Bulldozer unique approach enabled AMD to sell a processor with 8 somewhat streamlined integer cores. A bulldozer module include 2 integer cores, each with 2x ALUs and 2x AGUs. Compared to previous K10 design each integer core loses an ALU/AGU pair, but AMD correctly stated that rarely a single instruction stream need 3x ALUs/AGUs. Comparig Bulldozer with Sandy bridge is interesting: Intel processor has a very powerfull OoO logic that drives 3x ALUs and 2x AGUs per core, still Hyper-threading extracts significantly more performance from a single core, denoting that also Intel's cores can be under-utilized in normal work.

How integer cores and caches add up? The graph below show the maximum theoretical performance in both compute and L1 write intensive patterns:

Bulldozer integer bandwidth

From a compute standpoint, Bulldozer's cores are very well balanced: they have a maximum throughput equal to 66% of K10's ones, but remember that AMD 1) was able to integrate 2 integer cores per module and 2) the third ALU/AGU pair is rarely used. This means that a Bulldozer module can provide noticeably better results (in the range of 50-100%) than a Phenom core.

However, when we factor the reduced L1 write bandwidth, things become a little worse: while 32 bit operations should perform without problem, 64 bit operations can be bandwidth-starved. In write-intensive operations, a single Bulldozer core will be significantly slower than a K10 core, needing an entire Bulldozer module to match K10 performance. On the other hand, you can argue that, as loads are generally way more that stores, Bulldozer should perform adequately in all cases. Also remember the WCC, that can improve thing significantly for AMD newest design.

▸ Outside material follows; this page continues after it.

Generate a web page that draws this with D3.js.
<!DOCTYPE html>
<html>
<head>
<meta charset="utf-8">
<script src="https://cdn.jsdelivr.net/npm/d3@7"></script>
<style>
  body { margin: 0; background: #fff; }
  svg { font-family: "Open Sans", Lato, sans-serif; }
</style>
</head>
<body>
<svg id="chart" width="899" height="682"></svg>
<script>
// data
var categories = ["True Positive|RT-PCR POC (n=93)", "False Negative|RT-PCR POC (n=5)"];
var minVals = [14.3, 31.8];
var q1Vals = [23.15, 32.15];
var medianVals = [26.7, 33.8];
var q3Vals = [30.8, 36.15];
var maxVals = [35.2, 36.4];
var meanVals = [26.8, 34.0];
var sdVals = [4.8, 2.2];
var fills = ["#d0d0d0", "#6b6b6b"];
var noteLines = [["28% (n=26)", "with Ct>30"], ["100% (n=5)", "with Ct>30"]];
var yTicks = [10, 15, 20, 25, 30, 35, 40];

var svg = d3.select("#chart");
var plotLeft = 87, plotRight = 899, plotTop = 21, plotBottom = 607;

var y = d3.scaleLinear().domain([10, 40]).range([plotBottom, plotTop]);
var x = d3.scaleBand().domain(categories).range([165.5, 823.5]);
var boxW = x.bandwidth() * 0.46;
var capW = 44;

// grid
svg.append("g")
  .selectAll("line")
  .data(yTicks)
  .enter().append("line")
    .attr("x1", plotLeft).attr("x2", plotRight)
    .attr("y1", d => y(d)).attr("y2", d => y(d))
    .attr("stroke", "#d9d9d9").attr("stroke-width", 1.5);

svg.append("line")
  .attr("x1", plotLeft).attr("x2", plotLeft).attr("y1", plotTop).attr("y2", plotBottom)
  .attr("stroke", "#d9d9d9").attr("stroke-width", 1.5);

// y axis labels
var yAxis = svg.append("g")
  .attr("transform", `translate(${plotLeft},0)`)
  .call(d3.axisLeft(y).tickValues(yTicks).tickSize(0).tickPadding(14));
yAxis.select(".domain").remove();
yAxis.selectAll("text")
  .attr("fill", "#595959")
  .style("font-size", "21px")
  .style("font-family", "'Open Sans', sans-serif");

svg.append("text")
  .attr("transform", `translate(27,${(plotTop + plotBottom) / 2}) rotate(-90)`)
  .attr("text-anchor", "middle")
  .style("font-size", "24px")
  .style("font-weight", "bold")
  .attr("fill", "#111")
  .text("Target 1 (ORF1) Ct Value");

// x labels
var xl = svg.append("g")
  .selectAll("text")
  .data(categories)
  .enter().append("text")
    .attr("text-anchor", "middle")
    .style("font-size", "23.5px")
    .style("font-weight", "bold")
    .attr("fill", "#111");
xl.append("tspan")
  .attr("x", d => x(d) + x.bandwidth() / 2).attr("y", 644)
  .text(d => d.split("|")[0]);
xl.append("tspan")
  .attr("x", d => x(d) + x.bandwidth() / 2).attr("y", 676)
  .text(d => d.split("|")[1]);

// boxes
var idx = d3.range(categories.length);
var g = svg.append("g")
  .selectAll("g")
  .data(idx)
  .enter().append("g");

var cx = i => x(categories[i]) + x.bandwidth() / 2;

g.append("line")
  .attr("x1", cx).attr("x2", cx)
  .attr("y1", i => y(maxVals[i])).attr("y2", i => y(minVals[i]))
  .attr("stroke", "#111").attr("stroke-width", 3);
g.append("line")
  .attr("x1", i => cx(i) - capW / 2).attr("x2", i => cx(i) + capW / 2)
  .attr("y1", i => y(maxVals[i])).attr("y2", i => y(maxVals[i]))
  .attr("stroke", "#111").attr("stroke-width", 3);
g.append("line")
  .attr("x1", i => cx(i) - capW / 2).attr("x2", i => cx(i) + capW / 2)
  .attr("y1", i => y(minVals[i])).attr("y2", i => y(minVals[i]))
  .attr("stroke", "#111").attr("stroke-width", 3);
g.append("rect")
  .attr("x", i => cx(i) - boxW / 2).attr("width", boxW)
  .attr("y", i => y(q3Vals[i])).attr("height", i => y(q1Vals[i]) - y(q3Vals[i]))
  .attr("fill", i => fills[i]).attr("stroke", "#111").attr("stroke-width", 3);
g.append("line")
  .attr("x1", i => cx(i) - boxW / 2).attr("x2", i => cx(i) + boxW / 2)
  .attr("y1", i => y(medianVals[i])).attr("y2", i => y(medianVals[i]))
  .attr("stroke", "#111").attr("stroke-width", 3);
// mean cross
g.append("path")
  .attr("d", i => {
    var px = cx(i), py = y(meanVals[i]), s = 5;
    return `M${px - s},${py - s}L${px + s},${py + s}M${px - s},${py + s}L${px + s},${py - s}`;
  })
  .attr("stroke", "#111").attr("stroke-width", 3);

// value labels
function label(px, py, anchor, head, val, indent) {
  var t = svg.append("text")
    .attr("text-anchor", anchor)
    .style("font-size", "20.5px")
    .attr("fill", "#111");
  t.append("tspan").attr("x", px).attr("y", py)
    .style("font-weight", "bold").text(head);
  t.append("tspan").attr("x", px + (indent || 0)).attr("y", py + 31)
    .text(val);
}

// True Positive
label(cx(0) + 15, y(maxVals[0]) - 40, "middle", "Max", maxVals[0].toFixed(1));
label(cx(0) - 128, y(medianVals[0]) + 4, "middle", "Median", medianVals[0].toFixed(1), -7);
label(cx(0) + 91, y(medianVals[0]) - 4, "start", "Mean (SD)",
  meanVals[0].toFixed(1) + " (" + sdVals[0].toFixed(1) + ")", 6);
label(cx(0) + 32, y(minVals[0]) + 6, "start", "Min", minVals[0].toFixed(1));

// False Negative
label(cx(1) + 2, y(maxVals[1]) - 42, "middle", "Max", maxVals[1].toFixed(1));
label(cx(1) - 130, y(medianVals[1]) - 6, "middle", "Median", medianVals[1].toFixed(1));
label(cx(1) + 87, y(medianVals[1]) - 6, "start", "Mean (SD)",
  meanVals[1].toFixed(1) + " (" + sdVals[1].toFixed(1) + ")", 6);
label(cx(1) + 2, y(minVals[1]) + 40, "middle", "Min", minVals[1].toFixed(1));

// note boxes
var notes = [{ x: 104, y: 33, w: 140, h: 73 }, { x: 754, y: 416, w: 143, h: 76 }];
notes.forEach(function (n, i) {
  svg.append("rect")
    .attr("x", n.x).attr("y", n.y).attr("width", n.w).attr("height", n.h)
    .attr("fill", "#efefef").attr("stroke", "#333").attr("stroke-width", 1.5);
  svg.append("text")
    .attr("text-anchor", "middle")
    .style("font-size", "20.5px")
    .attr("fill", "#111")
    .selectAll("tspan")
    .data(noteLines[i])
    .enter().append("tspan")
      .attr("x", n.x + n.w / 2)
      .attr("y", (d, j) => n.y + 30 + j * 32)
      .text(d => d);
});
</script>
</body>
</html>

Ok, it's time to see some number now. To look at ALU performance we can use Sisoft Sandra 2011 SP5 drystone test. This benchmark is rather small and so it should fit entirely on L1 cache.'s review compared the newly released FX-8150 with other chips, disabling any turbo mode on processors that support it.

Bulldozer Sandra drystone

First of all, a little disclaimer: don't be fooled by the low per-thread SB + HT results: Hyperthreading enable one processor core to concurrently execute two thread, resulting in higher aggregate throughput at the expense of single thread latency.

In this test, we see that Bulldozer fares very well: at a chip level, it is about 30% faster then a Phenom II X6 running at the same clock speed. Remember that PhenomII X6 uses six fat, full-flegged cores: comparing one of these cores to an entire bulldozer module, we see that the latter is 2X faster than the former. If you factor that Bulldozer is expected to work at higher clock than previous processors, its performances are nothing short of excellent. Here AMD strategy of doubling the integer execution cores pay very well.

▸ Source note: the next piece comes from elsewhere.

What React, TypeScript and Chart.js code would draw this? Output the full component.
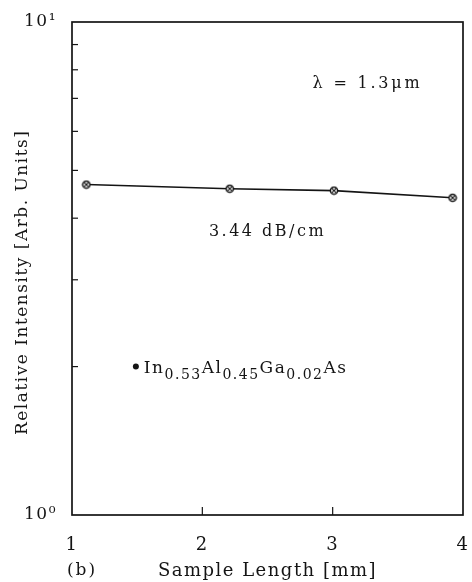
import { useEffect, useRef } from "react";
import { Chart, registerables } from "chart.js";

Chart.register(...registerables);

const sampleLength = [1.11, 2.21, 3.01, 3.92];
const intensity = [4.68, 4.59, 4.55, 4.4];
const xTickValues = [1, 2, 3, 4];
const yTickValues = [1, 2, 3, 4, 5, 6, 7, 8, 9, 10];
const yTickLabels: Record<number, string> = { 1: "10⁰", 10: "10¹" };
const wavelengthLabel = "λ = 1.3μm";
const lossLabel = "3.44 dB/cm";
const panelLabel = "(b)";
const xTitle = "Sample Length [mm]";
const yTitle = "Relative Intensity [Arb. Units]    ";
const materialParts: [string, boolean][] = [
  ["In", false],
  ["0.53", true],
  ["Al", false],
  ["0.45", true],
  ["Ga", false],
  ["0.02", true],
  ["As", false],
];
// annotation anchor values (data coordinates)
const wavelengthPos = { x: 3.26, y: 7.5 };
const lossPos = { x: 2.5, y: 3.75 };
const materialPos = { x: 1.49, y: 2.0 };

const FONT = "'DejaVu Serif', 'Liberation Serif', serif";
const INK = "#141414";

function makeMarker(): HTMLCanvasElement {
  const c = document.createElement("canvas");
  c.width = 10;
  c.height = 10;
  const g = c.getContext("2d")!;
  g.fillStyle = "#ffffff";
  g.strokeStyle = INK;
  g.lineWidth = 1.5;
  g.beginPath();
  g.arc(5, 5, 3.6, 0, Math.PI * 2);
  g.fill();
  g.stroke();
  g.lineWidth = 1.1;
  g.beginPath();
  g.moveTo(2.6, 2.6);
  g.lineTo(7.4, 7.4);
  g.moveTo(7.4, 2.6);
  g.lineTo(2.6, 7.4);
  g.stroke();
  return c;
}

const spacingPlugin = {
  id: "spacing",
  beforeDraw(chart: any) {
    (chart.ctx as any).letterSpacing = "1.5px";
  },
};

const framePlugin = {
  id: "frame",
  afterDatasetsDraw(chart: any) {
    const { ctx, chartArea: a, scales } = chart;
    const xs = scales.x;
    const ys = scales.y;
    ctx.save();
    ctx.strokeStyle = INK;
    ctx.lineWidth = 1.7;
    ctx.strokeRect(a.left, a.top, a.right - a.left, a.bottom - a.top);
    ctx.lineWidth = 1.2;
    // inward x ticks
    xTickValues.slice(1, -1).forEach((v) => {
      const px = xs.getPixelForValue(v);
      ctx.beginPath();
      ctx.moveTo(px, a.bottom);
      ctx.lineTo(px, a.bottom - 8);
      ctx.stroke();
    });
    // inward y minor ticks
    yTickValues.slice(1, -1).forEach((v) => {
      const py = ys.getPixelForValue(v);
      ctx.beginPath();
      ctx.moveTo(a.left, py);
      ctx.lineTo(a.left + 6, py);
      ctx.stroke();
    });

    ctx.fillStyle = INK;
    ctx.textBaseline = "middle";
    ctx.textAlign = "left";
    ctx.font = `16px ${FONT}`;
    ctx.letterSpacing = "2.8px";
    ctx.fillText(
      wavelengthLabel,
      xs.getPixelForValue(wavelengthPos.x) - 54,
      ys.getPixelForValue(wavelengthPos.y)
    );
    ctx.letterSpacing = "2.5px";
    ctx.textAlign = "center";
    ctx.fillText(lossLabel, xs.getPixelForValue(lossPos.x), ys.getPixelForValue(lossPos.y));

    // material legend
    const mx = xs.getPixelForValue(materialPos.x);
    const my = ys.getPixelForValue(materialPos.y);
    ctx.beginPath();
    ctx.arc(mx, my, 3, 0, Math.PI * 2);
    ctx.fill();
    ctx.textAlign = "left";
    ctx.textBaseline = "alphabetic";
    ctx.letterSpacing = "1.5px";
    let cx = mx + 8;
    const base = my + 6;
    materialParts.forEach(([t, sub]) => {
      ctx.font = sub ? `14px ${FONT}` : `17px ${FONT}`;
      ctx.fillText(t, cx, sub ? base + 6 : base);
      cx += ctx.measureText(t).width;
    });

    // panel label
    ctx.font = `17px ${FONT}`;
    ctx.letterSpacing = "2px";
    ctx.textAlign = "center";
    ctx.textBaseline = "middle";
    ctx.fillText(panelLabel, 82, 571);
    ctx.restore();
  },
};

export default function App() {
  const ref = useRef<HTMLCanvasElement | null>(null);
  useEffect(() => {
    if (!ref.current) return;
    const chart = new Chart(ref.current, {
      type: "line",
      data: {
        datasets: [
          {
            data: sampleLength.map((x, i) => ({ x, y: intensity[i] })),
            borderColor: INK,
            borderWidth: 1.6,
            pointStyle: makeMarker() as any,
            pointRadius: 5,
            tension: 0,
          },
        ],
      },
      options: {
        responsive: false,
        animation: false,
        events: [],
        layout: { padding: { top: 22, right: 9, left: 0, bottom: 0 } },
        plugins: { legend: { display: false }, tooltip: { enabled: false } },
        scales: {
          x: {
            type: "linear",
            min: 1,
            max: 4,
            afterBuildTicks: (s: any) => {
              s.ticks = xTickValues.map((v) => ({ value: v }));
            },
            afterFit: (s: any) => {
              s.height = 67;
              s.paddingLeft = 0;
              s.paddingRight = 0;
            },
            grid: { display: false, drawTicks: false },
            border: { display: false },
            ticks: {
              color: INK,
              font: { family: FONT, size: 18 },
              padding: 20,
              maxRotation: 0,
              callback: (v: any) => String(v),
            },
            title: {
              display: true,
              text: xTitle,
              color: INK,
              font: { family: FONT, size: 18 },
              padding: { top: 0, bottom: 0 },
            },
          },
          y: {
            type: "logarithmic",
            min: 1,
            max: 10,
            afterBuildTicks: (s: any) => {
              s.ticks = yTickValues.map((v) => ({ value: v, major: v === 1 || v === 10 }));
            },
            afterFit: (s: any) => {
              s.width = 72;
              s.paddingTop = 0;
              s.paddingBottom = 0;
            },
            grid: { display: false, drawTicks: false },
            border: { display: false },
            ticks: {
              color: INK,
              font: { family: FONT, size: 17 },
              padding: 15,
              autoSkip: false,
              callback: (v: any) => yTickLabels[v as number] ?? "",
            },
            title: {
              display: true,
              text: yTitle,
              color: INK,
              font: { family: FONT, size: 17 },
              padding: { top: 12, bottom: 0 },
            },
          },
        },
      },
      plugins: [spacingPlugin, framePlugin],
    });
    return () => chart.destroy();
  }, []);
  return (
    <div style={{ position: "absolute", left: 0, top: 0, width: 472, height: 582, background: "#fff" }}>
      <canvas ref={ref} width={472} height={582} />
    </div>
  );
}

Comparing Bulldozer to Sandy bridge, the situation is a little different: while the new AMD architecture seems to hold its ground against non-HT enabled processors, it has some difficulties against HT-enabled ones. It seems that in drystone HT give a disproportional grow in speed, boosting aggregate performance by about 35%. The end results is that, at the same clock speed, Sandy bridge seems to have a 20% advantage over Bulldozer. Sure Bulldozer was expected to have very high clock speed; however the reality is that current AMD processors don't have a 20% higher clock then Intel processors.

Nevertheless, we can say that FX-8150 was a definitive improvement over previous PhenomII processors in the ALU department. So ALU performance is going to be a strong point of Bulldozer architecture, at least compared to its previous products.